Common usage for the word "company" isn't really relevant to this discussion.


That's not just common usage, it's the technical difference between "company" and "corporation".


But "company" includes partnerships and sole proprietorships without any resort to common usage.


Many factories are completely or almost automated now, especially in Japan. This trend will only grow larger in the future as robotics improves. Even the repair and maintenance of the robots will soon be done by other robots.

AI is already doing the same thing for many white collar jobs.

The company of the future will indeed operate without workers.


>The discussion we're having here is because there seem to be no repercussions to their failure.

What do you mean? There are massive layoffs, a falling share price and lots of bad press. What other "repercussions" should there be? Should the government come in and shut the place down? Should it force IBM to keep all employees?

Again, what sort of "repercussions" should a company have when they make bad business decisions? The shareholders and employees have suffered, that's the punishment.

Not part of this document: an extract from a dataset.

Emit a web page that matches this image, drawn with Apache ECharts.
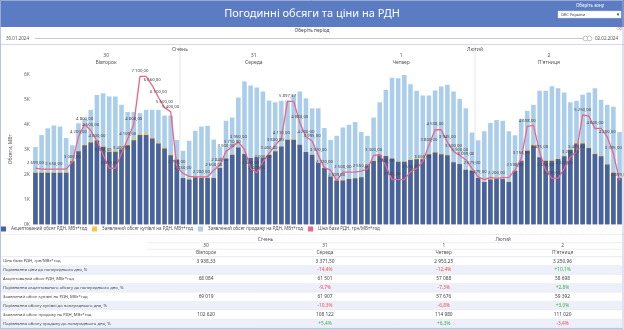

> A company is it's employees

But they are not the same group of employees though ;-) that's the point.

> The discussion we're having here is because there seem to be no repercussions to their failure.

Ok and how should we punishing all the failed startups though? Who is holding them responsible for their failure?

> it's because they failed to train them

We should try. But in general this is like the idea of "Why don't we just retrain all the coal miners to write web apps?" The reality is that you can't retrain everyone.

Some of the programming stuff seems easy to programmers for example, because well, we forgot the time when we didn't know it yet. But it is not something you can take a few night classes and read a book or two and get to writing back-end services.


When a startup fails, the management are generally out of work as well.


Not sure if that brings any comfort to the workers. They still lost their job. Most owners just turn around and do another startup and so on. Should they be punished and held responsible for it somehow. For hiring and then making bad decisions and failing.